> _Source data_
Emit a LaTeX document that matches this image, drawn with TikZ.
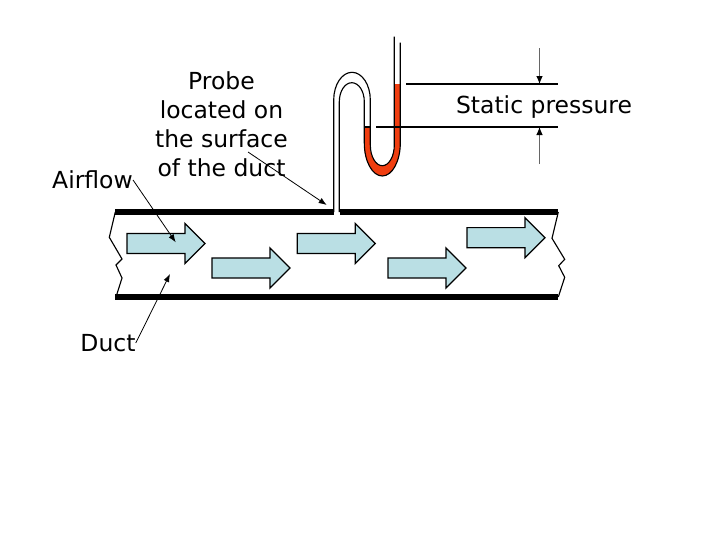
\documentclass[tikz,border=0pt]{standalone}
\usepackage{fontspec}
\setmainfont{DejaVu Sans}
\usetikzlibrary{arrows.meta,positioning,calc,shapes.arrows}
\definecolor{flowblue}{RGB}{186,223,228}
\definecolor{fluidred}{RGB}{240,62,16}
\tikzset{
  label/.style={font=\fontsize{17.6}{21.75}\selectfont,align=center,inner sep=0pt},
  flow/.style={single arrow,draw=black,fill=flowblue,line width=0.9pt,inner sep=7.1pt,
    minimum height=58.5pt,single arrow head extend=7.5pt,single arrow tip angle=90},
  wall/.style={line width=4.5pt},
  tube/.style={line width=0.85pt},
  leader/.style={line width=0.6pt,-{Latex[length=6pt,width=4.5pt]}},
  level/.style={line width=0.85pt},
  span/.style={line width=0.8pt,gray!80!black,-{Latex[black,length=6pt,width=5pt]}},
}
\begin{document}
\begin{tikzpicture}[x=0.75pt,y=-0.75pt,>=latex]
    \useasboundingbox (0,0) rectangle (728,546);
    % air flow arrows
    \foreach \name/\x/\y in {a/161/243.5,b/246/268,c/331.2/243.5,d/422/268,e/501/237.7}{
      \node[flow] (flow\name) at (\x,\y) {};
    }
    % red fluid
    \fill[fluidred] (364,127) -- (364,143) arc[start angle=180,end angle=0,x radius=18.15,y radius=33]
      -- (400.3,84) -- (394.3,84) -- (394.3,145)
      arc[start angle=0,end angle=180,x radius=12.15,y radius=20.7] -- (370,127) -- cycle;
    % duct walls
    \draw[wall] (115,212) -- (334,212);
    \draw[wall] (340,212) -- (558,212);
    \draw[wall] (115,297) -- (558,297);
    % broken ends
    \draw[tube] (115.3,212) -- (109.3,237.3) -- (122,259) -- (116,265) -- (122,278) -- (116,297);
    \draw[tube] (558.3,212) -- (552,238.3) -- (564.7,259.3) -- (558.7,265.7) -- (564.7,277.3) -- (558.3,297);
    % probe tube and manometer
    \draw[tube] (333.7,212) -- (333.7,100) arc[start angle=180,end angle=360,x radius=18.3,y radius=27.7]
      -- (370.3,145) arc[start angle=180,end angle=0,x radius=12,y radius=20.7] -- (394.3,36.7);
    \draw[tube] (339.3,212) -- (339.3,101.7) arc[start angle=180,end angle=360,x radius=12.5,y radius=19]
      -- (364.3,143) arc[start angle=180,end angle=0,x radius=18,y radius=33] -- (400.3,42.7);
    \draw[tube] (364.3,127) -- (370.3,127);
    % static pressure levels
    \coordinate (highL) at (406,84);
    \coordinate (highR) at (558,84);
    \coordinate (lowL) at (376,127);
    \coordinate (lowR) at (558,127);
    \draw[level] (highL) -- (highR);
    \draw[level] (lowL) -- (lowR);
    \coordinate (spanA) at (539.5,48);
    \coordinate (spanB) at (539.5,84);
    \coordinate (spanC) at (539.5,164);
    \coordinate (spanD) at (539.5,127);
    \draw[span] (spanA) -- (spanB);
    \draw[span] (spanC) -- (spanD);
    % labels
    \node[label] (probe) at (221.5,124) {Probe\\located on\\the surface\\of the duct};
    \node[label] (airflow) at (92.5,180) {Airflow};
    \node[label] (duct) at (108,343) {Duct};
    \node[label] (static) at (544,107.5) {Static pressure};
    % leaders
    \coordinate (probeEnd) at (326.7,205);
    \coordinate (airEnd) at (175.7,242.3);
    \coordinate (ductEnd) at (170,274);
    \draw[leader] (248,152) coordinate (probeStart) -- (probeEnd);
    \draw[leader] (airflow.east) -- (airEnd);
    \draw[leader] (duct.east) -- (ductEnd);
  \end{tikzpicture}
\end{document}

> _Short task_
Copy out the data above exactly, except the pictures.

> _Answer to the task_
Emit a LaTeX document that matches this image, drawn with TikZ.
\documentclass[tikz,border=0pt]{standalone}
\usepackage{fontspec}
\setmainfont{DejaVu Sans}
\usetikzlibrary{arrows.meta,positioning,calc,shapes.arrows}
\definecolor{flowblue}{RGB}{186,223,228}
\definecolor{fluidred}{RGB}{240,62,16}
\tikzset{
  label/.style={font=\fontsize{17.6}{21.75}\selectfont,align=center,inner sep=0pt},
  flow/.style={single arrow,draw=black,fill=flowblue,line width=0.9pt,inner sep=7.1pt,
    minimum height=58.5pt,single arrow head extend=7.5pt,single arrow tip angle=90},
  wall/.style={line width=4.5pt},
  tube/.style={line width=0.85pt},
  leader/.style={line width=0.6pt,-{Latex[length=6pt,width=4.5pt]}},
  level/.style={line width=0.85pt},
  span/.style={line width=0.8pt,gray!80!black,-{Latex[black,length=6pt,width=5pt]}},
}
\begin{document}
\begin{tikzpicture}[x=0.75pt,y=-0.75pt,>=latex]
    \useasboundingbox (0,0) rectangle (728,546);
    % air flow arrows
    \foreach \name/\x/\y in {a/161/243.5,b/246/268,c/331.2/243.5,d/422/268,e/501/237.7}{
      \node[flow] (flow\name) at (\x,\y) {};
    }
    % red fluid
    \fill[fluidred] (364,127) -- (364,143) arc[start angle=180,end angle=0,x radius=18.15,y radius=33]
      -- (400.3,84) -- (394.3,84) -- (394.3,145)
      arc[start angle=0,end angle=180,x radius=12.15,y radius=20.7] -- (370,127) -- cycle;
    % duct walls
    \draw[wall] (115,212) -- (334,212);
    \draw[wall] (340,212) -- (558,212);
    \draw[wall] (115,297) -- (558,297);
    % broken ends
    \draw[tube] (115.3,212) -- (109.3,237.3) -- (122,259) -- (116,265) -- (122,278) -- (116,297);
    \draw[tube] (558.3,212) -- (552,238.3) -- (564.7,259.3) -- (558.7,265.7) -- (564.7,277.3) -- (558.3,297);
    % probe tube and manometer
    \draw[tube] (333.7,212) -- (333.7,100) arc[start angle=180,end angle=360,x radius=18.3,y radius=27.7]
      -- (370.3,145) arc[start angle=180,end angle=0,x radius=12,y radius=20.7] -- (394.3,36.7);
    \draw[tube] (339.3,212) -- (339.3,101.7) arc[start angle=180,end angle=360,x radius=12.5,y radius=19]
      -- (364.3,143) arc[start angle=180,end angle=0,x radius=18,y radius=33] -- (400.3,42.7);
    \draw[tube] (364.3,127) -- (370.3,127);
    % static pressure levels
    \coordinate (highL) at (406,84);
    \coordinate (highR) at (558,84);
    \coordinate (lowL) at (376,127);
    \coordinate (lowR) at (558,127);
    \draw[level] (highL) -- (highR);
    \draw[level] (lowL) -- (lowR);
    \coordinate (spanA) at (539.5,48);
    \coordinate (spanB) at (539.5,84);
    \coordinate (spanC) at (539.5,164);
    \coordinate (spanD) at (539.5,127);
    \draw[span] (spanA) -- (spanB);
    \draw[span] (spanC) -- (spanD);
    % labels
    \node[label] (probe) at (221.5,124) {Probe\\located on\\the surface\\of the duct};
    \node[label] (airflow) at (92.5,180) {Airflow};
    \node[label] (duct) at (108,343) {Duct};
    \node[label] (static) at (544,107.5) {Static pressure};
    % leaders
    \coordinate (probeEnd) at (326.7,205);
    \coordinate (airEnd) at (175.7,242.3);
    \coordinate (ductEnd) at (170,274);
    \draw[leader] (248,152) coordinate (probeStart) -- (probeEnd);
    \draw[leader] (airflow.east) -- (airEnd);
    \draw[leader] (duct.east) -- (ductEnd);
  \end{tikzpicture}
\end{document}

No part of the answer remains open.